Many of the ideas that we presented were adopted, and we were instrumental in realizing them as solutions.

To stabilize their technical architecture, we managed improvements to their hardware, network, database, and applications. Of particular note, our analysis, advice and recommendations led to the acquisition of several new servers, reducing the processing strain in production and dedicating processing resources according to need: development, production, and historical reporting. We provided design oversight for the delivery of a metadata management tool, integrating information from multiple technologies for centralized analysis of linkages between technical objects. We designed and delivered a publication tool to lessen technical contention and present the right data for downstream Basel II capital calculations, report generation and consumption.

For foreign compliance, we implemented a data monitoring framework focused on SLA adherence, improving the timeliness of delivery by clearly defining data requirements and the locus of responsibility for data delivery. We also engineered a mechanism to prioritize the order of process execution and define dependencies for optimal efficiency.

For domestic rules adherence, we managed the implementation of the counterparty scorecard project, delivering a Basel-compliant wholesale customer scoring tool that was more in line with an industry best practice of modeling with quantitative factors. We designed, developed and managed the solution for historical reporting, credit parameter model validation and QIS, delivering a terabyte-scale data replication platform for near real-time data access. As experts on their data architecture and credit modeling, we provided advisory services on strategies for effective implementation of their favored A-IRB calculation methods.

In addition, we compiled and delivered functional training sessions, by asset category, on the chosen A-IRB modeling techniques under Basel II. The training sessions provided a financial interpretation of each group of exposures, a description of where related data originates and resides in the warehouse, the benefits of the chosen calculation model, the calculations performed, and the expected capital results, with every training participant receiving a training manual for ongoing reference. We also provided market commentary on why credit risk was relevant for each category of exposure, often submitting anecdotes relating the client’s portfolio to events that transpired during the global credit crisis.

RESULTS

Heading into 2008, our client faced high hurdles: standardized foreign compliance reporting, an effort to decipher and implement the final Basel II rules in the U.S. in a compressed time-frame, and stabilization of a temperamental technical platform supporting both initiatives.

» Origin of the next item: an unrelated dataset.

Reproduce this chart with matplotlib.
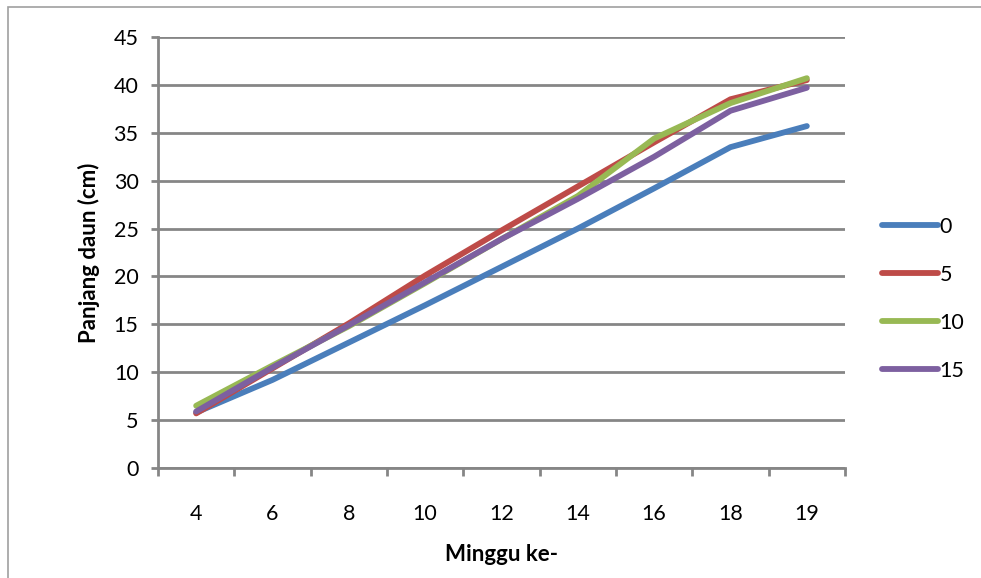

Our solutions helped surmount all of these hurdles, contributing to efficient daily reporting to the FSA, a robust credit modeling architecture for domestic compliance, and a reliable platform on which to operate both. As a result, our client met its foreign reporting deadlines, and began its domestic Basel II parallel run by the required ceiling date of 1st quarter 2010.

After over 6 years of effort, the client had met all of its initial Basel reporting requirements. eBIS was there throughout, generating ideas and engineering solutions to help reach their Basel II compliance goals. The beast moved slowly and the load was heavy, but it walked consistently in the right direction with a concerted effort by both our client and its consulting partners.